▶ **Supplied data**:
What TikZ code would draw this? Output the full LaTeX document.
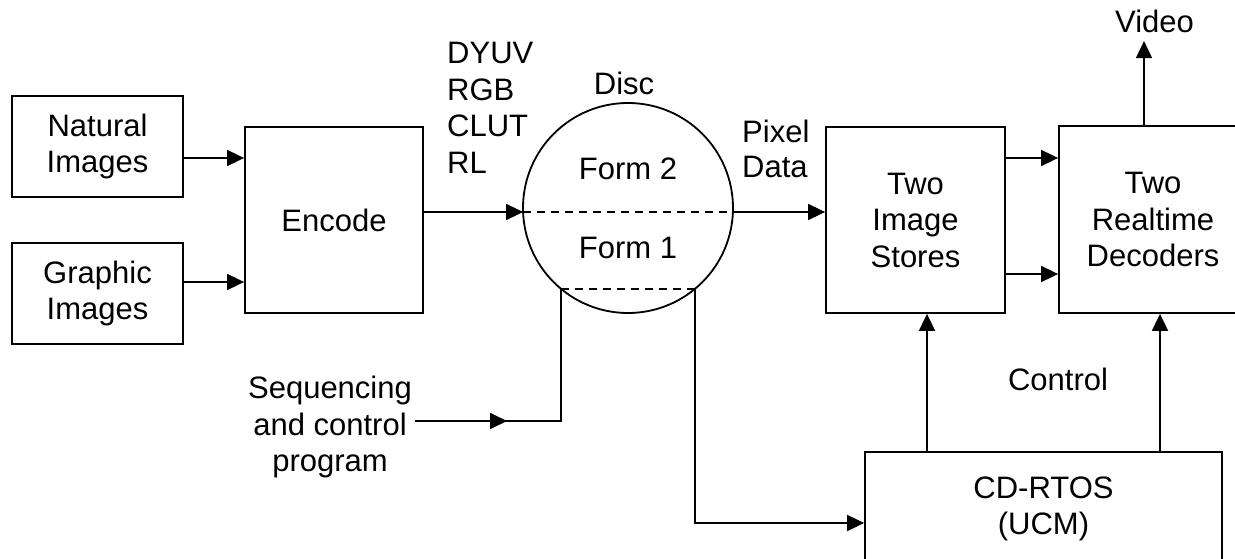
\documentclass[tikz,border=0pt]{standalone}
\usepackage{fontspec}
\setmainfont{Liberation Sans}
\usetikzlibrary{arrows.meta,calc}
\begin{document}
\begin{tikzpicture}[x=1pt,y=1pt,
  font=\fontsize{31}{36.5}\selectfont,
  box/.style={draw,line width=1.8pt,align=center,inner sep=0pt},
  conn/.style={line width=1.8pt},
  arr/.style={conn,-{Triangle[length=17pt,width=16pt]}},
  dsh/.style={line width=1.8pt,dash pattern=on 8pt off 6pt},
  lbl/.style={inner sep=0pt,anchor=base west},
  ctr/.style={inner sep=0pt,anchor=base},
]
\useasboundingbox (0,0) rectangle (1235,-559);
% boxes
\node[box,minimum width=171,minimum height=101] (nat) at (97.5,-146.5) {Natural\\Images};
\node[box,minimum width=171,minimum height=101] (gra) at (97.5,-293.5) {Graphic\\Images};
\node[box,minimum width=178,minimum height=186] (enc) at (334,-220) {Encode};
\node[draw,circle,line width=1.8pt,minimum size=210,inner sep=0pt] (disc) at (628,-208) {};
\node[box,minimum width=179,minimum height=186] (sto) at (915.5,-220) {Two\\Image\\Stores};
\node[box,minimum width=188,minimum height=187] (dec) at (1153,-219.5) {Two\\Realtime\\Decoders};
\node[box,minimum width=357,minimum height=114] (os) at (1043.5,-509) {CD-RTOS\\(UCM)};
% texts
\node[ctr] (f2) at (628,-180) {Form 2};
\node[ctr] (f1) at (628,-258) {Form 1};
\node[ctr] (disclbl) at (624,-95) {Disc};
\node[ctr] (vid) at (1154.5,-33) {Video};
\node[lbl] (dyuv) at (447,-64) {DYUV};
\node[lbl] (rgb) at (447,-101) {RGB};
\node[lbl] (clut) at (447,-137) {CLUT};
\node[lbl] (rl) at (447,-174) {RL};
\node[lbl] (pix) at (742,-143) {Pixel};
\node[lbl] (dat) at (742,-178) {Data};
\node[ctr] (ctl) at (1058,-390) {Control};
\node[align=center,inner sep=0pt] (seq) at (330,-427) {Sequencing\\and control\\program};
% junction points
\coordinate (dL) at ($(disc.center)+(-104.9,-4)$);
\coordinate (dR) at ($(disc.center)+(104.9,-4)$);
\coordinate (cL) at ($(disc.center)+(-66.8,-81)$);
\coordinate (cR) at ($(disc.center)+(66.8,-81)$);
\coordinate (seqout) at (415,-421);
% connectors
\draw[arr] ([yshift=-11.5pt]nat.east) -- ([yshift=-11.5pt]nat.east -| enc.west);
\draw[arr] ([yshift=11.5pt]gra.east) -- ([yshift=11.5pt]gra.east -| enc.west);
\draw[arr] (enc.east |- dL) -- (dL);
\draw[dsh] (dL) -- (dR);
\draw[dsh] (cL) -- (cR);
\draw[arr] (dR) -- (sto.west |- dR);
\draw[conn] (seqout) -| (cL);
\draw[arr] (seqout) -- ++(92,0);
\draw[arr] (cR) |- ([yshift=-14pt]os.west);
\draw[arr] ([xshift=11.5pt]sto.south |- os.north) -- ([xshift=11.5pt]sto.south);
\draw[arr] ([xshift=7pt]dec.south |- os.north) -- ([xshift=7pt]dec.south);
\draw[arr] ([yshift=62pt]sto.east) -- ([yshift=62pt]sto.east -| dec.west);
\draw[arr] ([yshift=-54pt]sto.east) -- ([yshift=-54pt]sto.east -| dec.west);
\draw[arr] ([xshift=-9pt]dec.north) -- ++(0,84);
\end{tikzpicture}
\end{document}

▶ **Aim of the exercise**:
The material above holds pictures; copy everything else in it exactly.

▶ **Complete answer**:
What TikZ code would draw this? Output the full LaTeX document.
\documentclass[tikz,border=0pt]{standalone}
\usepackage{fontspec}
\setmainfont{Liberation Sans}
\usetikzlibrary{arrows.meta,calc}
\begin{document}
\begin{tikzpicture}[x=1pt,y=1pt,
  font=\fontsize{31}{36.5}\selectfont,
  box/.style={draw,line width=1.8pt,align=center,inner sep=0pt},
  conn/.style={line width=1.8pt},
  arr/.style={conn,-{Triangle[length=17pt,width=16pt]}},
  dsh/.style={line width=1.8pt,dash pattern=on 8pt off 6pt},
  lbl/.style={inner sep=0pt,anchor=base west},
  ctr/.style={inner sep=0pt,anchor=base},
]
\useasboundingbox (0,0) rectangle (1235,-559);
% boxes
\node[box,minimum width=171,minimum height=101] (nat) at (97.5,-146.5) {Natural\\Images};
\node[box,minimum width=171,minimum height=101] (gra) at (97.5,-293.5) {Graphic\\Images};
\node[box,minimum width=178,minimum height=186] (enc) at (334,-220) {Encode};
\node[draw,circle,line width=1.8pt,minimum size=210,inner sep=0pt] (disc) at (628,-208) {};
\node[box,minimum width=179,minimum height=186] (sto) at (915.5,-220) {Two\\Image\\Stores};
\node[box,minimum width=188,minimum height=187] (dec) at (1153,-219.5) {Two\\Realtime\\Decoders};
\node[box,minimum width=357,minimum height=114] (os) at (1043.5,-509) {CD-RTOS\\(UCM)};
% texts
\node[ctr] (f2) at (628,-180) {Form 2};
\node[ctr] (f1) at (628,-258) {Form 1};
\node[ctr] (disclbl) at (624,-95) {Disc};
\node[ctr] (vid) at (1154.5,-33) {Video};
\node[lbl] (dyuv) at (447,-64) {DYUV};
\node[lbl] (rgb) at (447,-101) {RGB};
\node[lbl] (clut) at (447,-137) {CLUT};
\node[lbl] (rl) at (447,-174) {RL};
\node[lbl] (pix) at (742,-143) {Pixel};
\node[lbl] (dat) at (742,-178) {Data};
\node[ctr] (ctl) at (1058,-390) {Control};
\node[align=center,inner sep=0pt] (seq) at (330,-427) {Sequencing\\and control\\program};
% junction points
\coordinate (dL) at ($(disc.center)+(-104.9,-4)$);
\coordinate (dR) at ($(disc.center)+(104.9,-4)$);
\coordinate (cL) at ($(disc.center)+(-66.8,-81)$);
\coordinate (cR) at ($(disc.center)+(66.8,-81)$);
\coordinate (seqout) at (415,-421);
% connectors
\draw[arr] ([yshift=-11.5pt]nat.east) -- ([yshift=-11.5pt]nat.east -| enc.west);
\draw[arr] ([yshift=11.5pt]gra.east) -- ([yshift=11.5pt]gra.east -| enc.west);
\draw[arr] (enc.east |- dL) -- (dL);
\draw[dsh] (dL) -- (dR);
\draw[dsh] (cL) -- (cR);
\draw[arr] (dR) -- (sto.west |- dR);
\draw[conn] (seqout) -| (cL);
\draw[arr] (seqout) -- ++(92,0);
\draw[arr] (cR) |- ([yshift=-14pt]os.west);
\draw[arr] ([xshift=11.5pt]sto.south |- os.north) -- ([xshift=11.5pt]sto.south);
\draw[arr] ([xshift=7pt]dec.south |- os.north) -- ([xshift=7pt]dec.south);
\draw[arr] ([yshift=62pt]sto.east) -- ([yshift=62pt]sto.east -| dec.west);
\draw[arr] ([yshift=-54pt]sto.east) -- ([yshift=-54pt]sto.east -| dec.west);
\draw[arr] ([xshift=-9pt]dec.north) -- ++(0,84);
\end{tikzpicture}
\end{document}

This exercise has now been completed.